The Doors em Lisboa: o novo olhar da serpente

Ontem Lisboa viu os Doors. Perdão, os Doors do Século XXI. O que é isso afinal? Como é que se ressuscita uma lenda? Eis perguntas que assaltavam as muitas pessoas que fizeram questão de presenciar o ritual de passagem para esta nova vida da banda. Depois do cepticismo de muitos, as conclusões: a máquina está bem oleada, as canções continuam hoje tão arrebatadoras como no dia em que foram tocadas pela primeira vez e Ian Astbury provou estar à altura da missão que lhe coube no destino: substituir o mito. Esse, Jim Morrison, pairou pelo Atlântico desde o início. Hoje à noite, a cerimónia repete-se.

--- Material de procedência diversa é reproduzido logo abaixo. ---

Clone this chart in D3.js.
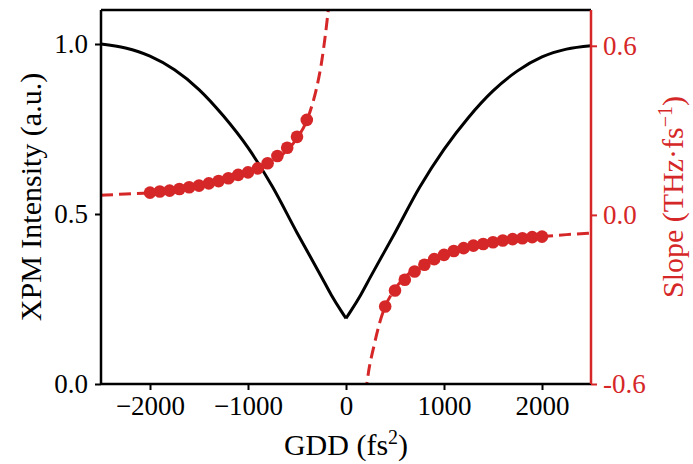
<!DOCTYPE html>
<html>
<head>
<meta charset="utf-8">
<script src="https://cdn.jsdelivr.net/npm/d3@7"></script>
<style>
  body { margin: 0; background: #fff; }
  svg { display: block; }
  text { font-family: "Liberation Serif", "Times New Roman", serif; }
</style>
</head>
<body>
<div id="chart"></div>
<script>
// XPM intensity (black curve)
const gdd = [-2500, -2250, -2000, -1750, -1500, -1250, -1000, -750, -500, -250, -150, -50, 0,
             50, 150, 250, 500, 750, 1000, 1250, 1500, 1750, 2000, 2250, 2500];
const intensity = [1.0, 0.988, 0.964, 0.924, 0.866, 0.788, 0.695, 0.58, 0.445, 0.315, 0.262, 0.215, 0.193,
                   0.215, 0.262, 0.315, 0.445, 0.578, 0.69, 0.784, 0.862, 0.921, 0.962, 0.985, 0.995];

// measured slope (red dots)
const dotGddLeft = [-2000, -1900, -1800, -1700, -1600, -1500, -1400, -1300, -1200,
                    -1100, -1000, -900, -800, -700, -600, -500, -400];
const slopeLeft = [0.079, 0.083, 0.086, 0.092, 0.098, 0.104, 0.112, 0.120, 0.130,
                   0.142, 0.151, 0.165, 0.183, 0.209, 0.238, 0.277, 0.337];
const dotGddRight = [400, 500, 600, 700, 800, 900, 1000, 1100, 1200,
                     1300, 1400, 1500, 1600, 1700, 1800, 1900, 2000];
const slopeRight = [-0.325, -0.268, -0.230, -0.201, -0.177, -0.157, -0.142, -0.128, -0.118,
                    -0.109, -0.103, -0.097, -0.091, -0.086, -0.083, -0.079, -0.077];

// fitted slope (red dashed)
const fitGddLeft = [-2500, -2250, -2000, -1500, -1000, -700, -500, -400, -350, -300, -250, -210, -175];
const fitSlopeLeft = [0.070, 0.074, 0.079, 0.101, 0.145, 0.200, 0.272, 0.335, 0.385, 0.45, 0.54, 0.64, 0.745];
const fitGddRight = [200, 231, 282, 350, 400, 500, 700, 1000, 1500, 2000, 2250, 2500];
const fitSlopeRight = [-0.635, -0.555, -0.47, -0.375, -0.325, -0.263, -0.192, -0.139, -0.097, -0.077, -0.070, -0.065];

const xTicks = [-2000, -1000, 0, 1000, 2000];
const leftTicks = [0.0, 0.5, 1.0];
const rightTicks = [-0.6, 0.0, 0.6];

const red = "#d62728";

var margin = {top: 10, right: 102, bottom: 80, left: 101},
    width = 693 - margin.left - margin.right,
    height = 464 - margin.top - margin.bottom;

var svg = d3.select("#chart").append("svg")
    .attr("width", 693)
    .attr("height", 464)
  .append("g")
    .attr("transform", "translate(" + margin.left + "," + margin.top + ")");

var x = d3.scaleLinear().domain([-2500, 2500]).range([0, width]);
var yL = d3.scaleLinear().domain([0, 1.1]).range([height, 0]);
var yR = d3.scaleLinear().domain([-0.6, 0.727]).range([height, 0]);

svg.append("clipPath").attr("id", "clip")
  .append("rect").attr("width", width).attr("height", height);

// black curve, drawn as two branches so the minimum keeps its sharp tip
var lineL = d3.line()
    .x(function(d) { return x(d[0]); })
    .y(function(d) { return yL(d[1]); })
    .curve(d3.curveMonotoneX);
var pts = gdd.map(function(g, i) { return [g, intensity[i]]; });
[pts.filter(function(d) { return d[0] <= 0; }), pts.filter(function(d) { return d[0] >= 0; })]
  .forEach(function(branch) {
    svg.append("path")
      .attr("d", lineL(branch))
      .attr("fill", "none")
      .attr("stroke", "#000")
      .attr("stroke-width", 3);
  });

// red fit, dashed
var lineR = d3.line()
    .x(function(d) { return x(d[0]); })
    .y(function(d) { return yR(d[1]); })
    .curve(d3.curveMonotoneX);
[[fitGddLeft, fitSlopeLeft], [fitGddRight, fitSlopeRight]].forEach(function(f) {
  svg.append("path")
    .attr("clip-path", "url(#clip)")
    .attr("d", lineR(f[0].map(function(g, i) { return [g, f[1][i]]; })))
    .attr("fill", "none")
    .attr("stroke", red)
    .attr("stroke-width", 3)
    .attr("stroke-dasharray", "12,6");
});

// red dots
var dots = dotGddLeft.map(function(g, i) { return [g, slopeLeft[i]]; })
  .concat(dotGddRight.map(function(g, i) { return [g, slopeRight[i]]; }));
svg.selectAll("circle.dot")
    .data(dots)
  .enter().append("circle")
    .attr("class", "dot")
    .attr("cx", function(d) { return x(d[0]); })
    .attr("cy", function(d) { return yR(d[1]); })
    .attr("r", 6.3)
    .attr("fill", red);

// axes
var fmtX = function(d) { return d < 0 ? "\u2212" + Math.abs(d) : d; };
var gx = svg.append("g")
    .attr("transform", "translate(0," + height + ")")
    .call(d3.axisBottom(x).tickValues(xTicks).tickFormat(fmtX).tickSize(6).tickPadding(6));
var gl = svg.append("g")
    .call(d3.axisLeft(yL).tickValues(leftTicks).tickFormat(d3.format(".1f")).tickSize(6).tickPadding(7));
var gr = svg.append("g")
    .attr("transform", "translate(" + width + ",0)")
    .call(d3.axisRight(yR).tickValues(rightTicks).tickFormat(function(d) { return d.toFixed(1); }).tickSize(6).tickPadding(6));

[gx, gl, gr].forEach(function(g) {
  g.selectAll("text").style("font-size", "27px").attr("fill", g === gr ? red : "#000");
  g.selectAll("line").attr("stroke", g === gr ? red : "#000").attr("stroke-width", 2);
  g.select(".domain").remove();
});

// spines
svg.append("line").attr("x1", 0).attr("x2", width).attr("y1", 0).attr("y2", 0)
    .attr("stroke", "#000").attr("stroke-width", 2.5);
svg.append("line").attr("x1", 0).attr("x2", width).attr("y1", height).attr("y2", height)
    .attr("stroke", "#000").attr("stroke-width", 2.5);
svg.append("line").attr("x1", 0).attr("x2", 0).attr("y1", 0).attr("y2", height)
    .attr("stroke", "#000").attr("stroke-width", 2.5);
svg.append("line").attr("x1", width).attr("x2", width).attr("y1", 0).attr("y2", height)
    .attr("stroke", red).attr("stroke-width", 2.5);

// axis labels
var xl = svg.append("text")
    .attr("x", width / 2)
    .attr("y", height + 71)
    .attr("text-anchor", "middle")
    .style("font-size", "30px");
xl.append("tspan").text("GDD (fs");
xl.append("tspan").attr("dy", -11).style("font-size", "20px").text("2");
xl.append("tspan").attr("dy", 11).text(")");

svg.append("text")
    .attr("transform", "translate(-60," + (height / 2) + ") rotate(-90)")
    .attr("text-anchor", "middle")
    .style("font-size", "30px")
    .text("XPM Intensity (a.u.)");

var rl = svg.append("text")
    .attr("transform", "translate(" + (width + 92) + "," + (height / 2) + ") rotate(-90)")
    .attr("text-anchor", "middle")
    .attr("fill", red)
    .style("font-size", "30px");
rl.append("tspan").text("Slope (THz\u00b7fs");
rl.append("tspan").attr("dy", -11).style("font-size", "20px").text("\u22121");
rl.append("tspan").attr("dy", 11).text(")");
</script>
</body>
</html>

A abertura do concerto faz-se com música épica a acompanhar o surgimento de um cartaz com a célebre imagem de Jim Morrison. A homenagem não poderia faltar e começa aqui. Segue-se “Roadhouse blues” e a multidão está conquistada. A partir daqui, deixa-se levar sem condições pelo novo xâmane e pelos velhos índios desta guarda: o guitarrista Robbie Krieger e o teclista Ray Manzarek.

Com “Break on trough” passamos de vez para o outro lado do espelho, para as areias do deserto por onde há décadas serpenteia a música imortal, sedutora e hipnótica dos Doors. Depois do embarque, são inevitáveis uns quantos arrepios colectivos criados pela música, elevados pelo ambiente e exponenciados pelas imagens caleidoscópicas projectadas em pano de fundo, aquelas que antes eram apenas invocadas e agora estão mesmo lá para nos hipnotizar. Como a serpente da canção.

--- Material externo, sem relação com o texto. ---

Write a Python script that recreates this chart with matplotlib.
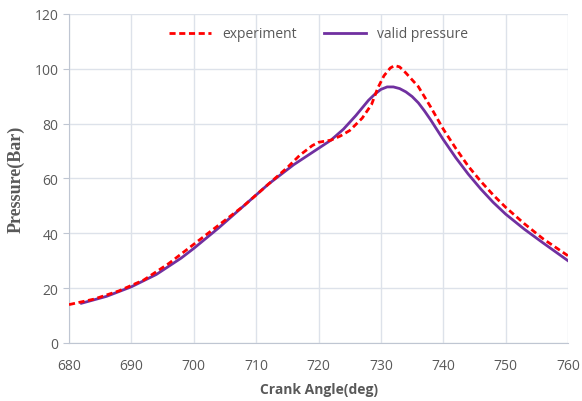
import matplotlib.pyplot as plt

# --- data ---
exp_angle = [680, 684, 688, 692, 696, 700, 704, 708, 712, 715, 717, 719, 720, 722, 723.5,
             725, 727, 728.5, 729.5, 730.5, 731.5, 732.2, 733, 734, 736, 738, 740, 742,
             744, 746, 748, 750, 753, 756, 760]
exp_pressure = [14.0, 16.0, 19.0, 23.0, 29.0, 36.0, 43.0, 50.0, 58.0, 64.0, 68.5, 72.0,
                73.2, 74.0, 75.5, 77.5, 82.0, 87.0, 93.0, 97.5, 100.3, 101.2, 100.7, 98.5,
                93.5, 86.0, 78.0, 71.0, 64.5, 59.0, 54.0, 49.5, 43.5, 38.0, 31.8]

valid_angle = [682, 686, 690, 694, 698, 700, 704, 708, 712, 716, 720, 722, 724, 726,
               728, 729, 730, 731, 732, 733, 734, 735, 736, 737, 738, 740, 742, 744,
               746, 748, 750, 753, 756, 760]
valid_pressure = [14.5, 17.0, 20.5, 25.0, 31.0, 34.5, 42.0, 50.0, 58.0, 65.0, 71.0, 74.0,
                  78.0, 83.0, 88.5, 90.7, 92.5, 93.4, 93.4, 92.8, 91.6, 89.9, 87.6, 84.6,
                  81.3, 74.2, 67.6, 61.6, 56.2, 51.3, 47.0, 41.5, 36.5, 30.0]

x_ticks = list(range(680, 761, 10))
y_ticks = list(range(0, 121, 20))

def main():
    plt.rcParams["font.family"] = ["Open Sans", "DejaVu Sans"]
    fig = plt.figure(figsize=(5.82, 4.02), dpi=100)
    ax = fig.add_axes([0.1186, 0.1443, 0.8574, 0.8184])

    grid_c = "#dde2ea"
    txt_c = "#595959"

    ax.plot(exp_angle, exp_pressure, color="#ff0000", linestyle=(0, (2.2, 1.3)),
            linewidth=2.0, label="experiment", zorder=3)
    ax.plot(valid_angle, valid_pressure, color="#7030a0", linewidth=2.0,
            label="valid pressure", zorder=2)

    ax.set_xlim(680, 760)
    ax.set_ylim(0, 120)
    ax.set_xticks(x_ticks)
    ax.set_yticks(y_ticks)
    ax.grid(True, color=grid_c, linewidth=1.0)
    ax.set_axisbelow(True)

    for s in ["top", "right"]:
        ax.spines[s].set_visible(False)
    ax.spines["left"].set_color("#bfc6d2")
    ax.spines["bottom"].set_color("#bfc6d2")
    ax.tick_params(axis="both", colors=txt_c, labelsize=10, length=4,
                   color="#bfc6d2")
    ax.tick_params(axis="x", length=0, pad=11)

    ax.set_xlabel("Crank Angle(deg)", fontsize=10, fontweight="bold",
                  color=txt_c, labelpad=6)
    ax.set_ylabel("Pressure(Bar)", fontsize=13, fontweight="bold",
                  color=txt_c, family="Liberation Serif", labelpad=7)

    leg = ax.legend(loc="upper center", ncol=2, frameon=False, fontsize=10,
                    handlelength=3.0, columnspacing=2.0,
                    bbox_to_anchor=(0.5, 1.0))
    for t in leg.get_texts():
        t.set_color(txt_c)

    fig.savefig("out.png", dpi=100)
    plt.close(fig)

if __name__ == "__main__":
    main()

Momentos houve em que o espectáculo ameaçou tornar-se um circo. Mas as duas horas de concerto fizeram esquecer isso e, a julgar pelos comentários finais, agradaram tanto aos fãs acérrimos como aos simples curiosos. Assim, a par dos êxitos do grupo, esteve também presente grande parte de “L.A. Woman”, o álbum que a banda nunca chegou a apresentar ao vivo pela perda de Jim Morrison. É a ele que dedicam os temas. Ele nunca deixou a sala. E encarnou nuns quantos corpos, o de Ian incluído.

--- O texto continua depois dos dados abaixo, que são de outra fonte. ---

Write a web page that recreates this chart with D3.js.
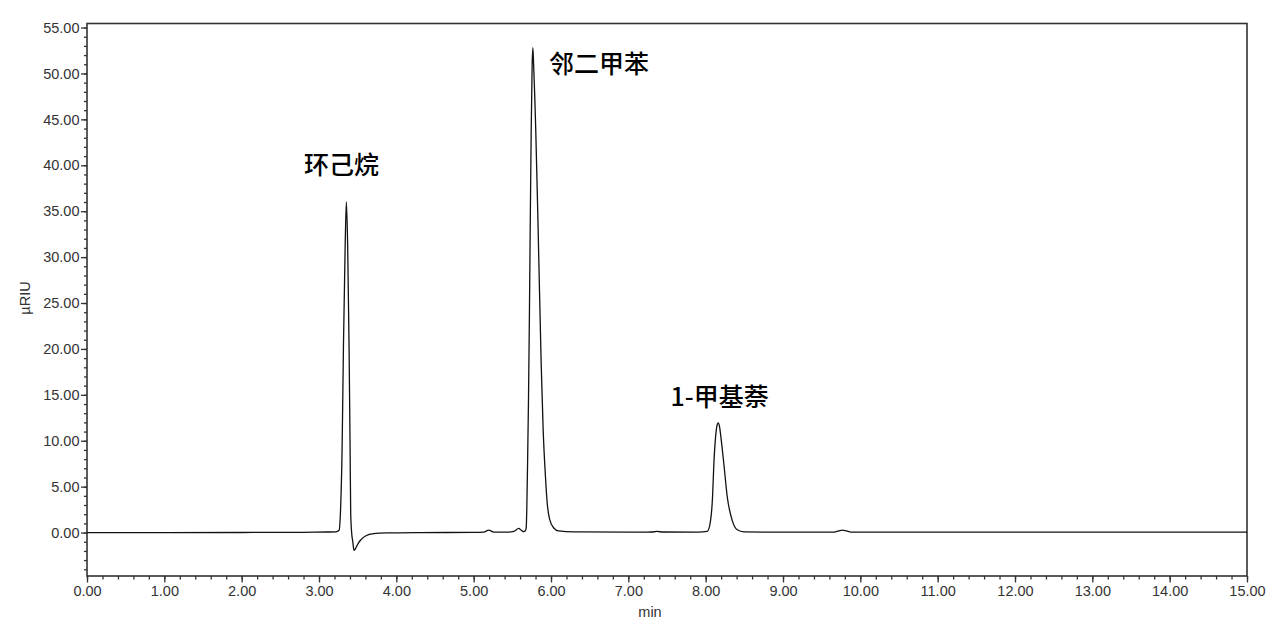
<!DOCTYPE html>
<html>
<head>
<meta charset="utf-8">
<script src="https://cdn.jsdelivr.net/npm/d3@7"></script>
<style>
	body { margin: 0; background: white; }
	svg { display: block; }
</style>
</head>
<body>
<div id="chromatogram"></div>
<script>
// retention time (min) and detector signal (µRIU)
const traceTime = [
	0.0, 1.0, 2.0, 2.8, 3.1, 3.22,
	3.26, 3.277, 3.299, 3.316, 3.338, 3.354, 3.371, 3.389, 3.402, 3.41,
	3.423, 3.437, 3.445, 3.452, 3.465, 3.493, 3.536, 3.601, 3.708, 3.88,
	4.3, 5.0, 5.13, 5.195, 5.26, 5.45, 5.52, 5.583, 5.62, 5.648, 5.672,
	5.68, 5.688, 5.698, 5.709, 5.72, 5.731, 5.744, 5.756, 5.765, 5.775,
	5.79, 5.803, 5.834, 5.873, 5.899, 5.929, 5.95, 5.981, 6.036, 6.097,
	6.3, 7.0, 7.3, 7.37, 7.45, 7.9,
	8.021, 8.063, 8.089, 8.106, 8.128, 8.145, 8.163, 8.18, 8.197, 8.235,
	8.279, 8.344, 8.409, 8.494, 9.0,
	9.66, 9.72, 9.767, 9.82, 9.88, 10.5, 12.0, 13.5, 15.0,
]
const traceSignal = [
	0.0, 0.0, 0.01, 0.03, 0.06, 0.08,
	0.25, 2.1, 9.3, 20.2, 31.1, 36.0, 31.1, 20.2, 9.3, 2.1,
	-0.1, -1.0, -1.6, -1.93, -1.85, -1.38, -0.84, -0.37, -0.11, -0.04,
	0.0, 0.02, 0.05, 0.27, 0.05, 0.04, 0.12, 0.45, 0.22, 0.1, 0.25,
	0.6, 3.0, 8.0, 14.5, 23.0, 33.0, 43.8, 50.8, 52.8, 51.0,
	47.5, 43.8, 32.9, 18.4, 11.1, 6.0, 3.3, 1.5, 0.5, 0.18,
	0.08, 0.05, 0.06, 0.12, 0.06, 0.05,
	0.12, 1.3, 3.9, 7.5, 10.4, 11.6, 11.95, 11.5, 10.4, 7.5,
	3.9, 1.3, 0.3, 0.08, 0.04,
	0.05, 0.18, 0.27, 0.18, 0.05, 0.04, 0.04, 0.05, 0.05,
]

// peak labels
const peakNames = ["环己烷", "邻二甲苯", "1-甲基萘"]
const peakLabelTime = [3.29, 6.62, 8.18]
const peakLabelSignal = [39.05, 50.05, 13.75]

// axis ticks
const xMajorTicks = d3.range(0, 15.001, 1)
const xMinorTicks = d3.range(0, 15.001, 0.2)
const yMajorTicks = d3.range(0, 55.001, 5)
const yMinorTicks = d3.range(-4, 55.001, 1)

const width = 1280
const height = 635
const margin = { top: 23.5, right: 33, bottom: 59, left: 87 }
const innerW = width - margin.left - margin.right
const innerH = height - margin.top - margin.bottom
const axisColor = "#333"

const svg = d3
	.select("#chromatogram")
	.append("svg")
	.attr("width", width)
	.attr("height", height)

const g = svg
	.append("g")
	.attr("transform", `translate(${margin.left},${margin.top})`)

const x = d3.scaleLinear().domain([0, 15]).range([0, innerW])
const y = d3.scaleLinear().domain([-4.73, 55.44]).range([innerH, 0])

const tickFont = "'Liberation Sans', Arial, sans-serif"

// minor ticks first, no labels
g.append("g")
	.attr("transform", `translate(0,${innerH})`)
	.call(d3.axisBottom(x).tickValues(xMinorTicks).tickSize(3.5).tickFormat(""))
	.call((a) => a.select(".domain").remove())
	.call((a) => a.selectAll("line").attr("stroke", axisColor).attr("stroke-width", 1.3))

g.append("g")
	.call(d3.axisLeft(y).tickValues(yMinorTicks).tickSize(3).tickFormat(""))
	.call((a) => a.select(".domain").remove())
	.call((a) => a.selectAll("line").attr("stroke", axisColor).attr("stroke-width", 1.3))

// major ticks with labels
g.append("g")
	.attr("transform", `translate(0,${innerH})`)
	.call(
		d3.axisBottom(x)
			.tickValues(xMajorTicks)
			.tickSize(6.5)
			.tickPadding(3)
			.tickFormat(d3.format(".2f"))
	)
	.call((a) => a.select(".domain").remove())
	.call((a) => a.selectAll("line").attr("stroke", axisColor).attr("stroke-width", 1.3))
	.call((a) =>
		a.selectAll("text")
			.attr("fill", axisColor)
			.style("font-family", tickFont)
			.style("font-size", "14.5px")
	)

g.append("g")
	.call(
		d3.axisLeft(y)
			.tickValues(yMajorTicks)
			.tickSize(6)
			.tickPadding(1.5)
			.tickFormat(d3.format(".2f"))
	)
	.call((a) => a.select(".domain").remove())
	.call((a) => a.selectAll("line").attr("stroke", axisColor).attr("stroke-width", 1.3))
	.call((a) =>
		a.selectAll("text")
			.attr("fill", axisColor)
			.style("font-family", tickFont)
			.style("font-size", "14.5px")
	)

// plot frame
g.append("rect")
	.attr("x", 0)
	.attr("y", 0)
	.attr("width", innerW)
	.attr("height", innerH)
	.attr("fill", "none")
	.attr("stroke", axisColor)
	.attr("stroke-width", 1.6)

// trace
const line = d3
	.line()
	.x((d, i) => x(traceTime[i]))
	.y((d) => y(d))
	.curve(d3.curveMonotoneX)

g.append("path")
	.datum(traceSignal)
	.attr("fill", "none")
	.attr("stroke", "#111")
	.attr("stroke-width", 1.3)
	.attr("stroke-linejoin", "round")
	.attr("d", line)

// peak labels
g.selectAll(".peak-label")
	.data(peakNames)
	.join("text")
	.attr("class", "peak-label")
	.attr("x", (d, i) => x(peakLabelTime[i]))
	.attr("y", (d, i) => y(peakLabelSignal[i]))
	.attr("text-anchor", "middle")
	.attr("fill", "#000")
	.style("font-family", "'Noto Sans CJK SC', sans-serif")
	.style("font-size", "25px")
	.style("font-weight", "500")
	.text((d) => d)

// axis titles
svg.append("text")
	.attr("x", 650)
	.attr("y", 616.5)
	.attr("text-anchor", "middle")
	.attr("fill", axisColor)
	.style("font-family", tickFont)
	.style("font-size", "14.5px")
	.text("min")

svg.append("text")
	.attr("transform", `translate(30,298) rotate(-90)`)
	.attr("text-anchor", "middle")
	.attr("fill", axisColor)
	.style("font-family", tickFont)
	.style("font-size", "14.5px")
	.text("µRIU")
</script>
</body>
</html>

Mas será que o projecto é válido sem Jim Morrison na dianteira? É ou não legítimo seguir em frente transportando as palavras desse poeta americano? E, afinal, Ian Astbury convence ou não na pesada tarefa de substituir o rei lagarto?

A resposta é sim e não. Não, não o substitui verdadeiramente. Aliás, não é essa a sua intenção. Nem tal seria possível. Jim Morrison era, é e será sempre o espírito-mor dos Doors. Mas não há dúvida de que Ian é talhado para o papel. Partilha do mesmo timbre e a parecença é arrepiante, daquelas de enganar os sentidos quando fechamos os olhos. No entanto, sabemos que não é um mero número de karaoke bem conseguido, porque já nos Cult a voz de Astbury era assim. E a postura é mais do que adequada: reverencial em relação ao espírito de Morrison e aos Doors originais, mas competente na sua função, com rebeldia q.b. que se percebe real e não forjada numa recordação.

Acrescente-se a isto o facto de Ian já conhecer bem o público português e não é difícil perceber que o grupo conseguiu agarrar o público sem dificuldade. O concerto não podia de facto ter corrido melhor. Mas nada podia preparar o público para a situação inédita do final. Depois do inevitável “Light my fire” – já em encore – as luzes acendem-se e as pessoas começam a dirigir-se para a saída enquanto Ian está mergulhado nas filas da frente.

Quando tudo parece terminado, a banda volta para tocar mais uma. Aí vem “Soul kitchen”, tocada em plena luz, com a possibilidade de ver os movimentos de todo e cada um dos presentes em qualquer ponto do pavilhão. Aí sim, sem luzes coloridas, sem caleidoscópios, sem músicas épicas. Sem artifícios.